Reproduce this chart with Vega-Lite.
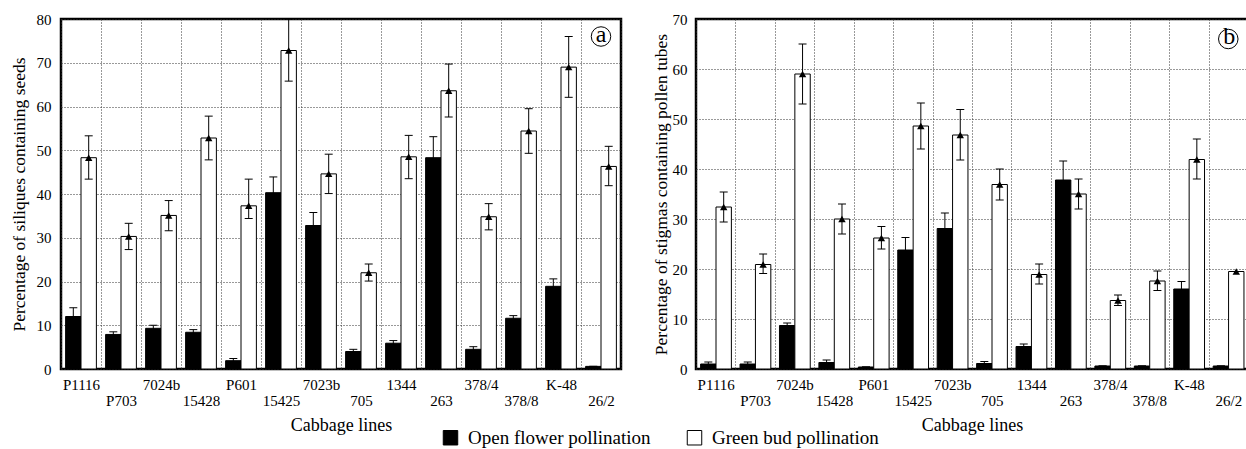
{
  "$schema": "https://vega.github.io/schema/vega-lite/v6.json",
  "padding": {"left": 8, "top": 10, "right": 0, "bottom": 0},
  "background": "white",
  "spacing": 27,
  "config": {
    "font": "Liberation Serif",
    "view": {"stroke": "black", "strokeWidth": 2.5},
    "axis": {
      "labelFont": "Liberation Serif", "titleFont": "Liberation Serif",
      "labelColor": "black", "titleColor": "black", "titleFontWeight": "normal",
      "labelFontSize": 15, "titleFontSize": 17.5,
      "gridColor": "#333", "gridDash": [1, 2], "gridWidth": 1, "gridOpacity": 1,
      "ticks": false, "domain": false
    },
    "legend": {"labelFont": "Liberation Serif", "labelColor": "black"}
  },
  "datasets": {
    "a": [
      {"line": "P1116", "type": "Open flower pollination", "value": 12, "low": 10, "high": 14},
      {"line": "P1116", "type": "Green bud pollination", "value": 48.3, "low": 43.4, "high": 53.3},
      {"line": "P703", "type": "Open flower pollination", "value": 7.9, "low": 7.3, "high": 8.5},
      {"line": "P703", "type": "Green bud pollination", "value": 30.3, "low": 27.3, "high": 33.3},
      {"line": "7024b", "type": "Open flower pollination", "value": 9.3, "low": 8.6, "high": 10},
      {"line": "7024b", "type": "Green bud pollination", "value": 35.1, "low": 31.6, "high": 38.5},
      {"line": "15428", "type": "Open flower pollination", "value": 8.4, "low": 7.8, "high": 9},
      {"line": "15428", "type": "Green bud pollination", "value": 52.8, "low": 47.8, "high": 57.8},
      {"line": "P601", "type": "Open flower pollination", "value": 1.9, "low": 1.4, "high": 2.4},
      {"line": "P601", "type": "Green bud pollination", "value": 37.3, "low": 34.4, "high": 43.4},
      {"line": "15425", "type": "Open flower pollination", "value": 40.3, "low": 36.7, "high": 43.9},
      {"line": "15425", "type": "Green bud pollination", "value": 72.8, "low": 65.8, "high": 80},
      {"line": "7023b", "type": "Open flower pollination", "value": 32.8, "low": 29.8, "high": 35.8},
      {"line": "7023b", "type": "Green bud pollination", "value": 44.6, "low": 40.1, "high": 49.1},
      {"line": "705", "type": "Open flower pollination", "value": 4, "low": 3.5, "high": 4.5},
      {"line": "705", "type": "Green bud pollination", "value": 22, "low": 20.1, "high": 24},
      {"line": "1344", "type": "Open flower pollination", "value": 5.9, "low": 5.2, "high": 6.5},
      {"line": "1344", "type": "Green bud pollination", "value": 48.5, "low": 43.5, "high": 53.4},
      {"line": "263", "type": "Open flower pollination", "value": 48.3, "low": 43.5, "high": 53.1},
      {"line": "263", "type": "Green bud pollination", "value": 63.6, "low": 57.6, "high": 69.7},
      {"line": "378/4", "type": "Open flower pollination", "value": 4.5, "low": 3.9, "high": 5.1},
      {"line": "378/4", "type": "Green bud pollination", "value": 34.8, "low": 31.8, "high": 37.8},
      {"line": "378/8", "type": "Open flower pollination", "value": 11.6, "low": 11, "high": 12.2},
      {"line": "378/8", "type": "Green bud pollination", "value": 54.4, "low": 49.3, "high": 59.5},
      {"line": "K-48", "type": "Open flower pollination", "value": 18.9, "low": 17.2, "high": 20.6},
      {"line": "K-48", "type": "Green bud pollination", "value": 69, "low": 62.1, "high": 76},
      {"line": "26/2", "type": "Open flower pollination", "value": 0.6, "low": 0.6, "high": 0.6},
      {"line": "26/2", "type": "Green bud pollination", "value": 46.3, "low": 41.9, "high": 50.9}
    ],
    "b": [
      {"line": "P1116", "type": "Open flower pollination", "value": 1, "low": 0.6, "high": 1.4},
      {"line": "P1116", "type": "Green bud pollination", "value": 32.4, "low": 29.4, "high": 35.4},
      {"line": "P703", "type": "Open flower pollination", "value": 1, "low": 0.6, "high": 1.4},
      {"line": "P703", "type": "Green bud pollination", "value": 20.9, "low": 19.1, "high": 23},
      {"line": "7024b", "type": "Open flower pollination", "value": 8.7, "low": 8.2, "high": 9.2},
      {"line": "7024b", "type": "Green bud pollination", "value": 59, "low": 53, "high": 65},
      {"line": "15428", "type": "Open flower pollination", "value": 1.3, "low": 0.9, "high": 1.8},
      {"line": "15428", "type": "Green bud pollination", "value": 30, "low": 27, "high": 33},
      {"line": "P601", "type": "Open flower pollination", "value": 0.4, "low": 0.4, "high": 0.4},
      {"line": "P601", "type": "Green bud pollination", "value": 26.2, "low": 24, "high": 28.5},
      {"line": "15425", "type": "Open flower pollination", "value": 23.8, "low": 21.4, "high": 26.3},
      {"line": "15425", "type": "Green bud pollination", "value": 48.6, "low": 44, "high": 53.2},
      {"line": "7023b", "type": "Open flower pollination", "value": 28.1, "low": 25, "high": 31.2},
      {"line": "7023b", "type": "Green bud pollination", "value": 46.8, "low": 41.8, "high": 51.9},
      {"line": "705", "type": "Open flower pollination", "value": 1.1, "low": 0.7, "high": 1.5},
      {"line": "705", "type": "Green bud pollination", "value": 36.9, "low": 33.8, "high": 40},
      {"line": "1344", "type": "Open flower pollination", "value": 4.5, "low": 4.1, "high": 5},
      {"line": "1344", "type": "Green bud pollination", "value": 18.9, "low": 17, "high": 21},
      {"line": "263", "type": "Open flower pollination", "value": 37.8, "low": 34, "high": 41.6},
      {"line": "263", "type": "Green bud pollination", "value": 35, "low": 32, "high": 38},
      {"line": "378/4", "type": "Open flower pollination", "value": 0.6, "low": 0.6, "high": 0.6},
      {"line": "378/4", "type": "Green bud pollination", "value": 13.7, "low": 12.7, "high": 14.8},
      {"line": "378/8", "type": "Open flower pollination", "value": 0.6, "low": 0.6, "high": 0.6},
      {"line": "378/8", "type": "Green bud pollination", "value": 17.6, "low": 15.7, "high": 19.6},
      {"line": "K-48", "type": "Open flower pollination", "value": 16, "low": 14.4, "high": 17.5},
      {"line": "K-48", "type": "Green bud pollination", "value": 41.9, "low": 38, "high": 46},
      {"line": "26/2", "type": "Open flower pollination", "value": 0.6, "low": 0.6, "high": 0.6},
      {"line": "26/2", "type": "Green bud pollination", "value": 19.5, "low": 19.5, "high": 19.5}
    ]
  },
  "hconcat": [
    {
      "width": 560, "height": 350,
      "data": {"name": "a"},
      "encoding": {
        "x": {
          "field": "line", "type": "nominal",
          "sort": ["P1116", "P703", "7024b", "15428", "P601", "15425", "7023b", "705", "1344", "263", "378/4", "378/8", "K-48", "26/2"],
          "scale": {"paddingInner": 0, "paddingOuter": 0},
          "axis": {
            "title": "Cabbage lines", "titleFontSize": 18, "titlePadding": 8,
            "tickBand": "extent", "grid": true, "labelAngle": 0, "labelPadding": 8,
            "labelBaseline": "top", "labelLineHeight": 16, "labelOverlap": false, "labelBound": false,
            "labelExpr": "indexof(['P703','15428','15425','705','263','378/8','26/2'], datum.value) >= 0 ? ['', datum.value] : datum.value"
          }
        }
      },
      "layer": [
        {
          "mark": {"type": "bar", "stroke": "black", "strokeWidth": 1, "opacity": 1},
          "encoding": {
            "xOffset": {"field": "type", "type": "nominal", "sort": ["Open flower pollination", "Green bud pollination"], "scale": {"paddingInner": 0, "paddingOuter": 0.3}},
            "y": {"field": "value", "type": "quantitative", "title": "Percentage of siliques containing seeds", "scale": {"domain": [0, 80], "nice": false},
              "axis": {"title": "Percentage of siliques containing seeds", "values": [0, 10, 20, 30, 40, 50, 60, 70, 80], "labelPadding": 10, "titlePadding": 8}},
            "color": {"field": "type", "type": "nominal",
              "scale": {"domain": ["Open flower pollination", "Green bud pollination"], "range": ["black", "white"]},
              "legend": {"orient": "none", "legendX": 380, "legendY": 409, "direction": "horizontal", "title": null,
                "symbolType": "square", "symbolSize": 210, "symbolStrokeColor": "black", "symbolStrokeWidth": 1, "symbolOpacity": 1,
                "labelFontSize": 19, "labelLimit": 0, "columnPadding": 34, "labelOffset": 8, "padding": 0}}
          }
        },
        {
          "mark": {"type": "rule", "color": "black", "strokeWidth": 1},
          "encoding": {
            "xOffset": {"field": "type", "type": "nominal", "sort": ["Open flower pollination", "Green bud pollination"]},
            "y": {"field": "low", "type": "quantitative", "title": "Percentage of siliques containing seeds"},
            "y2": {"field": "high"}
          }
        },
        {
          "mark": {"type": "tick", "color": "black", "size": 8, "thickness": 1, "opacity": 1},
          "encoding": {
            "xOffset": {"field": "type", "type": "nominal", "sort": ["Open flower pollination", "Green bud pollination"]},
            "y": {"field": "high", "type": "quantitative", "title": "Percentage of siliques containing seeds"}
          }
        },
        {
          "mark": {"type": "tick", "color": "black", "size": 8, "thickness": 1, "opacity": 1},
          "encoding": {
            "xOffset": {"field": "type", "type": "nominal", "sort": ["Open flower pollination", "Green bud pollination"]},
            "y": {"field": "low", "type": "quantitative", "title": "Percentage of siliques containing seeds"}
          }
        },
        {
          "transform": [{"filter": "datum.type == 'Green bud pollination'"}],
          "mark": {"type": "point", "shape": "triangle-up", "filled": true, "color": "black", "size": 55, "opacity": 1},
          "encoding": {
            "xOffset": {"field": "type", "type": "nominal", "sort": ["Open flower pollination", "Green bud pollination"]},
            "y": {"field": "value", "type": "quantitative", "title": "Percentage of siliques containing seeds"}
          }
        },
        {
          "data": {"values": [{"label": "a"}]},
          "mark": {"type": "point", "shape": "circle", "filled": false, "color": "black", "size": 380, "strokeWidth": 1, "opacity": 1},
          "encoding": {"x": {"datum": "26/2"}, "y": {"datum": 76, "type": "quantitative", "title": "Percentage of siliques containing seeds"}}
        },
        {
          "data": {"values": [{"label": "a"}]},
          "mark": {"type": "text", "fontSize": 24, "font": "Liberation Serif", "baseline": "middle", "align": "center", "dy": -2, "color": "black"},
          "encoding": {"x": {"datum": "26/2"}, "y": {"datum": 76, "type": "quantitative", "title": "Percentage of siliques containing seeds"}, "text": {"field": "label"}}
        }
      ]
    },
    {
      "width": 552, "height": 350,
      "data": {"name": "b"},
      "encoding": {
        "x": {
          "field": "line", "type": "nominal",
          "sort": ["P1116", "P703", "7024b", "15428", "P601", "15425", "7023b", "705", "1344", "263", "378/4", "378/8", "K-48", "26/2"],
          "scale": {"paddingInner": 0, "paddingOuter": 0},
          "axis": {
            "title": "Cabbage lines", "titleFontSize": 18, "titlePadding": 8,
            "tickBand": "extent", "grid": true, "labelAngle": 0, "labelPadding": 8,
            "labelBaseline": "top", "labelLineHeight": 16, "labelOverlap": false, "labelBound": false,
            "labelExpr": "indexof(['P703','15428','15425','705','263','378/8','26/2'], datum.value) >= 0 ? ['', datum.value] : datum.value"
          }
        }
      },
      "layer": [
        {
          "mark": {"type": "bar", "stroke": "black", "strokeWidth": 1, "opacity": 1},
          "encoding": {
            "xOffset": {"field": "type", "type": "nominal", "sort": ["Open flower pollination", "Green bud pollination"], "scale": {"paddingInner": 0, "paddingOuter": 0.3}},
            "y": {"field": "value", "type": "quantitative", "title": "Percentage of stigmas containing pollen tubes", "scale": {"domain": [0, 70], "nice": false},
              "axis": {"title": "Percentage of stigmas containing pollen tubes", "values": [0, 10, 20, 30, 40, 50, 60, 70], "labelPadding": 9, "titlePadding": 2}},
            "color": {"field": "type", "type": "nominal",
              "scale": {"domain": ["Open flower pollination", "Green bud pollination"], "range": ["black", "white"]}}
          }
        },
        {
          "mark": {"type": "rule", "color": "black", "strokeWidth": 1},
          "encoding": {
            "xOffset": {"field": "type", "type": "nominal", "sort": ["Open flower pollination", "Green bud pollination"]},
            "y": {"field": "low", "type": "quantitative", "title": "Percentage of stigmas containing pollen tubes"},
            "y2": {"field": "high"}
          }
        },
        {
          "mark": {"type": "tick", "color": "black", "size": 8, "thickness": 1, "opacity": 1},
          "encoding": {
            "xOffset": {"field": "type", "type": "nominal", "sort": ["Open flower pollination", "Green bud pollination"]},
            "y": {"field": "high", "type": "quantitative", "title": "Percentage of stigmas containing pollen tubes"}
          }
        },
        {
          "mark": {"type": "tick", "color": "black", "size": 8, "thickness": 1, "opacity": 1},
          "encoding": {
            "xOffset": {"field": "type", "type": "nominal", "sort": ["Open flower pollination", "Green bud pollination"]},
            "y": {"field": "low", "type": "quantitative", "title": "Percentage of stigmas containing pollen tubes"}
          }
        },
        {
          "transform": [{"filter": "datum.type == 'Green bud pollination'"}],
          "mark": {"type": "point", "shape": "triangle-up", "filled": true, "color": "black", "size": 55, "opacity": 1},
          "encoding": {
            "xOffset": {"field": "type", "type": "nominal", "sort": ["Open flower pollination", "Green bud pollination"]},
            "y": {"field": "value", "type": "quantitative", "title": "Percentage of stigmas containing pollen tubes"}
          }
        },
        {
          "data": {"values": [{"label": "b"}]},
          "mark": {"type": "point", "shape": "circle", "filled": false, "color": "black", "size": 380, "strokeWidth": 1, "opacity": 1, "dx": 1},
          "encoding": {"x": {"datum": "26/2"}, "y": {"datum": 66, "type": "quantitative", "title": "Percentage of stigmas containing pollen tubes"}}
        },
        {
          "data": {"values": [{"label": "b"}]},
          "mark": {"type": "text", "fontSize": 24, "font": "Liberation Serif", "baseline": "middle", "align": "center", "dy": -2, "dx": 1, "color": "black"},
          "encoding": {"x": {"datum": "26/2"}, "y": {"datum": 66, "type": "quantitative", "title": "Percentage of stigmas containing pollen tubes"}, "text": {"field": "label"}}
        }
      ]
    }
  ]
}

══════

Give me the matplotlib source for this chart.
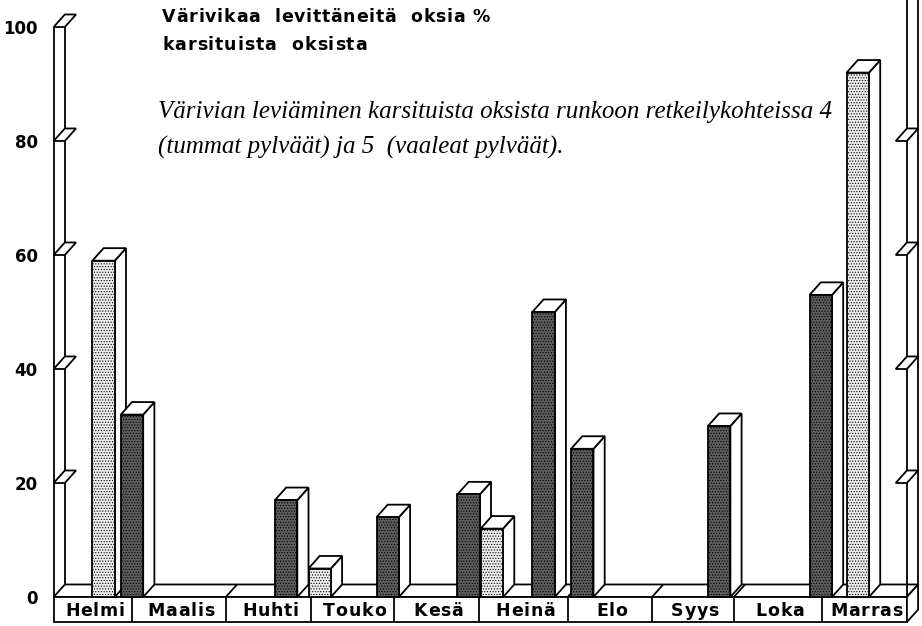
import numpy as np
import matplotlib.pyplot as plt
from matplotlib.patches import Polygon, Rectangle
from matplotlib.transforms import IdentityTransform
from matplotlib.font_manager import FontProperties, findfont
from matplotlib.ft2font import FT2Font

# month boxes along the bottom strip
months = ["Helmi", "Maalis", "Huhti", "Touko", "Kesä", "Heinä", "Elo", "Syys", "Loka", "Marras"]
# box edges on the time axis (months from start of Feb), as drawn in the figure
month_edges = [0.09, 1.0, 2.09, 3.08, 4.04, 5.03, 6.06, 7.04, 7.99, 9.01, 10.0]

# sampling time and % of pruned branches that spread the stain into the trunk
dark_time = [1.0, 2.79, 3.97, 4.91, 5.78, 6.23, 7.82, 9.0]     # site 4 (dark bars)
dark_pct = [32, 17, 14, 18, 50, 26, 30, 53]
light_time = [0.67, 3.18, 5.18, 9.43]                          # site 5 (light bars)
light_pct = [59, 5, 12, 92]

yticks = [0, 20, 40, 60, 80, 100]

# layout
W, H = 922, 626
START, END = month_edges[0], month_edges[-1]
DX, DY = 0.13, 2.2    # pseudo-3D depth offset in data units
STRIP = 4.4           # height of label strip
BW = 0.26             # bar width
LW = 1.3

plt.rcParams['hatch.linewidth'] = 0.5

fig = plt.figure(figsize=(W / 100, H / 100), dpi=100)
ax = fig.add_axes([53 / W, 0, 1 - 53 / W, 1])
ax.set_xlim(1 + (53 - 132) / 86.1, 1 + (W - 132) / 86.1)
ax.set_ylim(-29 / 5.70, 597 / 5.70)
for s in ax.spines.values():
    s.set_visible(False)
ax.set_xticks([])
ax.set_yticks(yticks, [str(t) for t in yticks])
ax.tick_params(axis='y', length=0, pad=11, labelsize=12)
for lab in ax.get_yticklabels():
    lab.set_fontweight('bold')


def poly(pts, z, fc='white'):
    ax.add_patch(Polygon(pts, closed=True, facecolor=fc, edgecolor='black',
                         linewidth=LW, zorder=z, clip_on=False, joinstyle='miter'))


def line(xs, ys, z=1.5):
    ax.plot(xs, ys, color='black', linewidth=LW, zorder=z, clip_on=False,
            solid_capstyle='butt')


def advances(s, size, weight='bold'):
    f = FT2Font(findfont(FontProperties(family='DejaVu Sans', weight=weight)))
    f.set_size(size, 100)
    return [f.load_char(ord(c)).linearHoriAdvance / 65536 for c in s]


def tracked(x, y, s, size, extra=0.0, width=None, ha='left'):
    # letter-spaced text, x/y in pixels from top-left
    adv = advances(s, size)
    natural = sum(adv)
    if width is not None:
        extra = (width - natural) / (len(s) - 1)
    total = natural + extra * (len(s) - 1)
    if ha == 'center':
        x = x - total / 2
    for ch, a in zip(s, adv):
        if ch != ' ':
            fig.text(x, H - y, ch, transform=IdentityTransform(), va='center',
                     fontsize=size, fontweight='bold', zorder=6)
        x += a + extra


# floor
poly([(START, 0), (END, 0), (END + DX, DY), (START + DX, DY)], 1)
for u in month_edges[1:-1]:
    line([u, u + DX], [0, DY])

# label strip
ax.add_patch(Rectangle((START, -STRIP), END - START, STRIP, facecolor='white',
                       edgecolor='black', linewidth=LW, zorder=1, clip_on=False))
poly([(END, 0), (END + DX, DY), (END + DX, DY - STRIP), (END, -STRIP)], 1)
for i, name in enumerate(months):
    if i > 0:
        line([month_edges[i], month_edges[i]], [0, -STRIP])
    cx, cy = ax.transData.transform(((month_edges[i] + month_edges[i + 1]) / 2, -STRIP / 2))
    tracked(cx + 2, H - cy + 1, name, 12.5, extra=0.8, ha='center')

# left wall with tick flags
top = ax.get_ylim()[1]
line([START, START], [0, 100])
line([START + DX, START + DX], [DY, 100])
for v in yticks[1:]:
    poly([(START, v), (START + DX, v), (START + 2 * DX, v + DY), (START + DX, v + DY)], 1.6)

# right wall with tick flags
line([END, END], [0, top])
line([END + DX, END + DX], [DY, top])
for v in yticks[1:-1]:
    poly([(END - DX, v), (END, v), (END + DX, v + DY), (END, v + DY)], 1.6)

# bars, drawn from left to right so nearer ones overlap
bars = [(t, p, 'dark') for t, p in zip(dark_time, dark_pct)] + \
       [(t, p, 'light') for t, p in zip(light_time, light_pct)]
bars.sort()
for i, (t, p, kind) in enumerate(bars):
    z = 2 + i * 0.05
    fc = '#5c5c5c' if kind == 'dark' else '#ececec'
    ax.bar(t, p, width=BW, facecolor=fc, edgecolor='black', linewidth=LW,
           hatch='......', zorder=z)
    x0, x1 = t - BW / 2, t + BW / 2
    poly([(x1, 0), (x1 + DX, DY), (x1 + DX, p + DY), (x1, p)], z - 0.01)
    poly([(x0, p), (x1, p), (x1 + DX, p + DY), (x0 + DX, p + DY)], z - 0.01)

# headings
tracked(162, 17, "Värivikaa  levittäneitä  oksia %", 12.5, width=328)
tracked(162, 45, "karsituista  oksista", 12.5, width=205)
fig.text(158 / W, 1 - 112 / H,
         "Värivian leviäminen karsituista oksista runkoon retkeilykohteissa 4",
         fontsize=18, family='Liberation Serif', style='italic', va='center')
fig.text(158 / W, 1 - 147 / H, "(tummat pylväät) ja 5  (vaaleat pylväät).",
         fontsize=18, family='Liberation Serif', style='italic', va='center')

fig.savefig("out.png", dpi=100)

══════

● WRITTEN TASK
Report every line in the data above in which the word "with" appears.

● SOLUTION TO THIS EXERCISE
Reproduce this chart with Vega-Lite.
# left wall with tick flags
# right wall with tick flags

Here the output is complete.